Question : Que pensent les lecteurs algériens de votre production, que ce soit « Mémé d’Arménie » ou « Petit polio » ?

Farid Boudjellal : « L’Oud » et « Le gourbi » ont été édités en Algérie il y a des années. J’étais à Alger il y a quelques jours pour dédicacer. J’ai l’impression que les jeunes s’intéressent beaucoup plus aux mangas qu’à la bande dessinée, je crois qu’ils veulent ressembler à tous les jeunes du monde, en tout cas les jeunes qui ont un peu les moyens: Internet, les mangas, le téléphone portable… Mais je pense aussi qu’en Algérie, il y a un problème avec l’immigration: je ne suis pas sûr qu’ils aiment beaucoup les immigrés. Vous savez, en Algérie, « immigré » c’est une insulte, c’est presque équivalent à « harki »…

Question : Vous vous êtes reconnu Beur après la marche pour l’égalité…

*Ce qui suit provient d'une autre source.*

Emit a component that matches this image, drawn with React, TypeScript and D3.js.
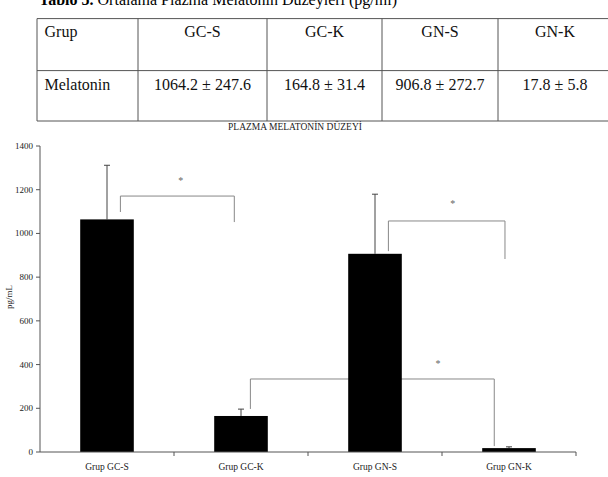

Farid Boudjellal : Non, non ! Je ne me suis jamais reconnu Beur, j’ai simplement dit que tant qu’à se faire du beurre, autant qu’on soit un peu Beur ! J’avais 28 ans quand les Beurs sont apparus, ça n’a pas changé ma vie. La première marche n’était pas du tout une marche beur, c’était une marche pour l’égalité, et le mouvement a ensuite été culturalisé pour en faire absolument un truc beur. Il faut dire que les Beurs étaient les plus nombreux, et qu’ils avaient aussi une plus grande gueule, ils criaient le plus fort. On a dit qu’ils avaient créé un langage, c’était une époque assez marrante, assez absurde aussi. J’ai sorti mon premier album qui était tombé pile, les gens criaient au génie alors que je savais très bien que cet album j’avais assez sué pour le faire, j’étais conscient de mes défauts, je ne voyais que ça. J’imagine quelqu’un de plus jeune, qui s’exprimait, il y en a combien qui ont dû se monter la tête en se disant ‘je suis adoré, je suis génial et je n’ai pas besoin de travailler’. Non, moi je savais qu’il fallait bosser…


Propos recueillis par Laurent Lejard, novembre 2013.